Friday, April 4, 2008

A Healthy Disdain

The other day a co-worker of mine swiftly shut up another officemate after he gushed for the umpteenth time "Can I tell you how much I love my boyfriend?..."

She simply stated,"How much longer are you going to start sentences like that? I'm telling you right now, you have one more week of it and then it's finished." (Keep in mind he's been dating the guy for six to eight weeks now...we've had our fill).


You don't mess with either of these people. She's a tough cookie, and he's high-strung uber-gay.
I enjoy them both, but you can only take him in small doses.

None of us can really take another second of the gushing. As terrible as this may sound, none of the heterosexuals in the group go on about intimate moments with our dates or significant others; we don't want to hear about his. More importantly, I don't want to hear about his.

Rarely do I like a guy enough after one date to kiss him, I don't need or want to hear that in the five dates he's had this week, he's planked each and every one of them.

Yes, general venting and/or excitement about great dates is accepted and mostly welcomed in the workplace, but geezus...how often can we hear how great sex is with this guy in comparison to the others, and how you just want him to come into bed with you after 'a long day at work.'

Barf.

Those cute and endearing Blackberry messages should stay private.

I think I just threw up a little in my mouth.

Then the female of the two made a great point: "I think it's important to have a healthy disdain for your partner."


What a great term. And how true. We all know relationships aren't perfect, so why pretend? Our collegial relationship will still dictate we be supportive yet remain somewhat removed when/if it all falls apart. By hearing how wonderful time in the romper room is right now, isn't going to make me more sympathetic later.

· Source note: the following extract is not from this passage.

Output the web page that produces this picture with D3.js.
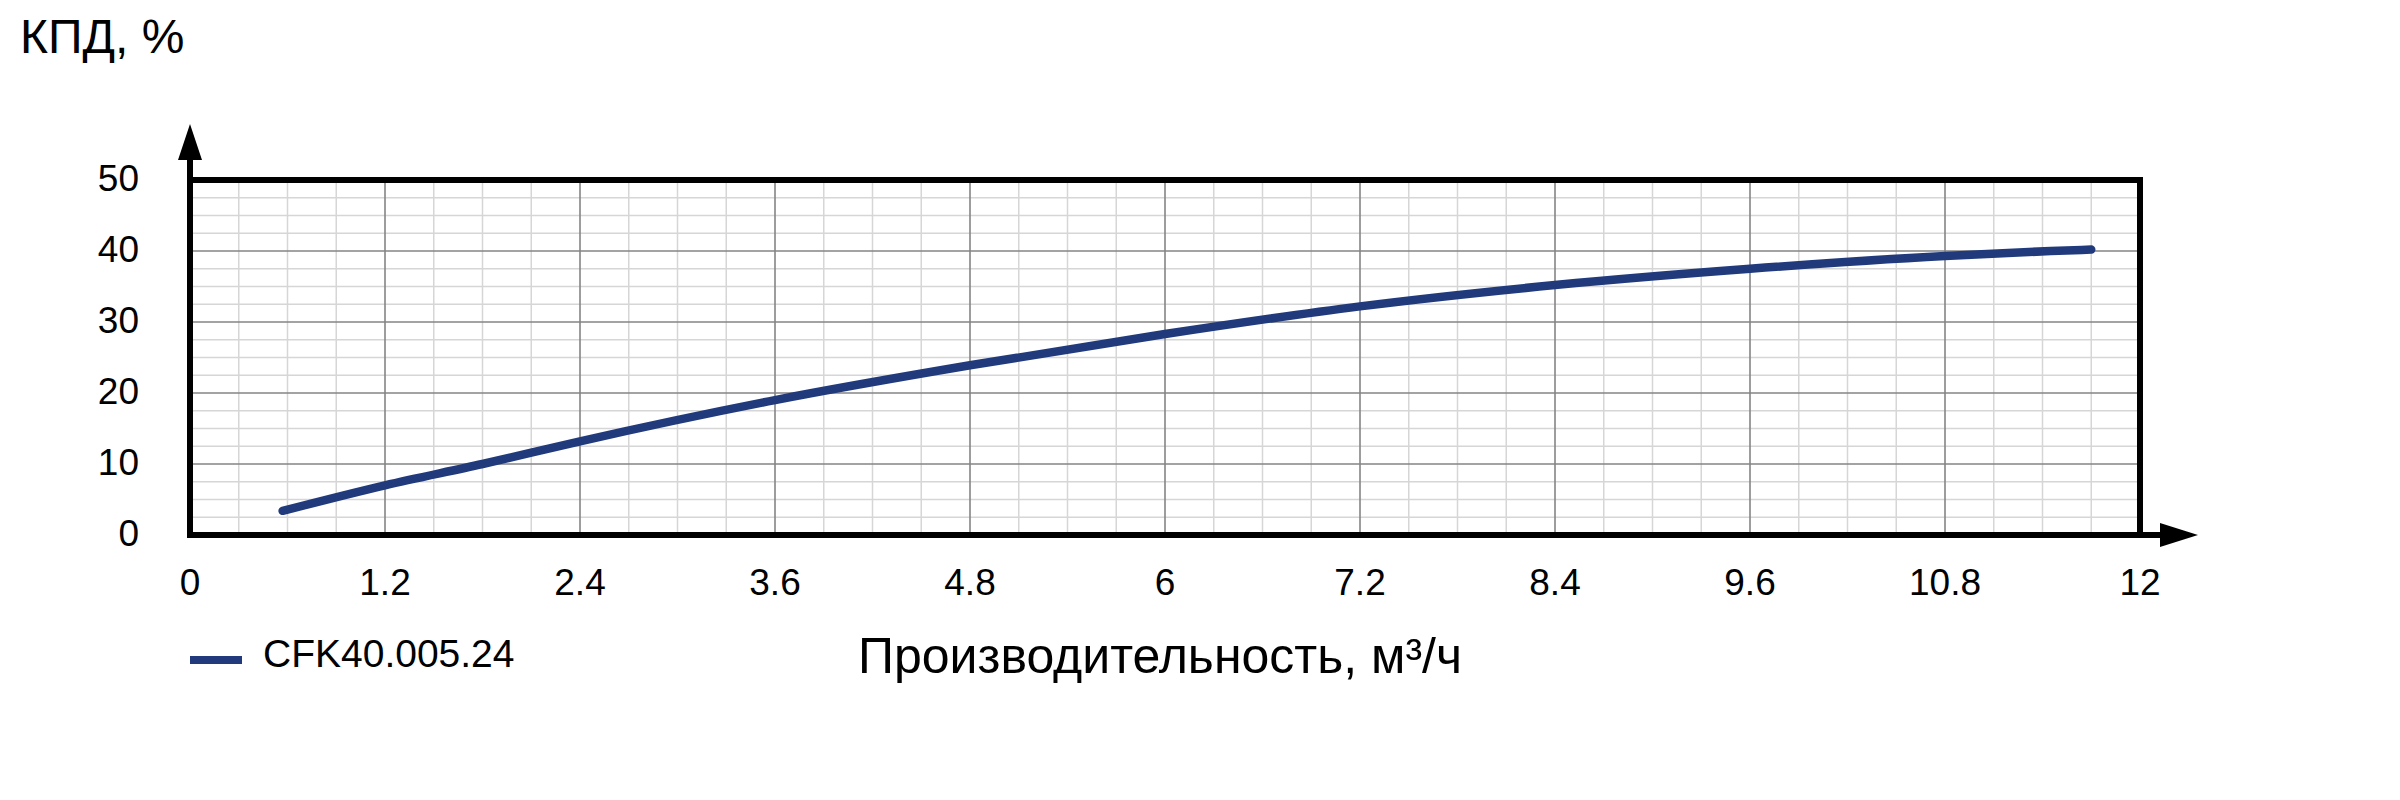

A healthy dose of bitching unites us all - it is the one thing we all have in common. Blissfully in love or not, it is human nature to find fault in others. It makes us feel better about ourselves, and somehow validates us and these social choices we make.

We all love to complain a bit; we would be boring people without a little negativity. Remember Alec Baldwin on Friends? That's my co-worker about this new relationship. That's annoying.

Mazel tov that you've found someone you like enough to see more than once. But either slip in a little scorn here and there or shut it.